Te ahorro el cuento de la hora y media que estuvimos esperando que la Guardia Nacional terminara de revisar no sé qué equipaje “sospechoso” y las nueve horas de suplicio en el aire, con un compañero de asiento que no había salido jamás de los límites patrios. Al llegar a París todos mis temores y mis angustias volvieron como si nada. Yo no me había tomado ningún calmante y tenía los nervios de punta de solo pensar que a Gussi le hubiera pasado algo. Nos asignaron la correa 41 y las maletas se tardaron casi media hora en salir. Mientras tanto Lyo esperaba afuera y me miraba dar vueltas de la correa de las maletas al lugar por donde me dijeron que debían traer a Gussi. Finalmente, cuando vi el kennel de mi gato abandonado en el medio del pasillo, íngrimo y solo, casi corro para ir a recogerlo. Unos funcionarios me hicieron señas de que no se podía correr en el aeropuerto y yo traté de no hacerlo mientras me miraban. Cuando vi a mi gato sano y salvo dentro de su jaula cinco estrellas me volvió el alma al cuerpo.

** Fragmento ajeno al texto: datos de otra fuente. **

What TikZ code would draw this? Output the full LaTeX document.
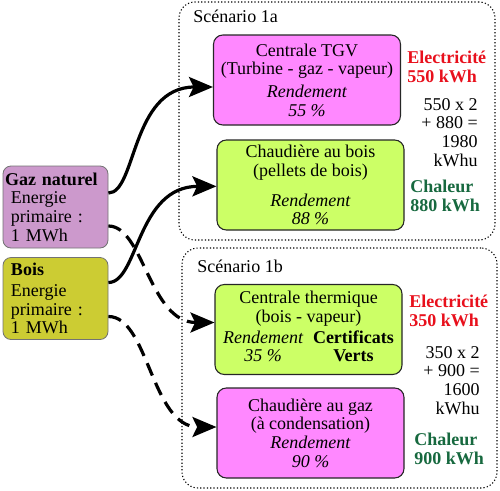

Lo subí en el carrito en el que ya había montado mi pesada maleta y me dirigí a la salida, esperando que en algún momento alguien me parara para indicarme que debía declarar que estaba entrando con un animal del tercer mundo al impoluto y sacrosanto continente europeo.

Nada. Nadie me detuvo. ¡Nadie me pidió ni uno solo de los seis o siete papeles que tardé más de seis meses en sacar... !

Así que salí feliz por la puerta con mi gato a salvo. Renové mi promesa a Santa Barabarita y cuando me encontré con Lyo afuera me di cuenta de que finalmente había logrado reunificar a la familia.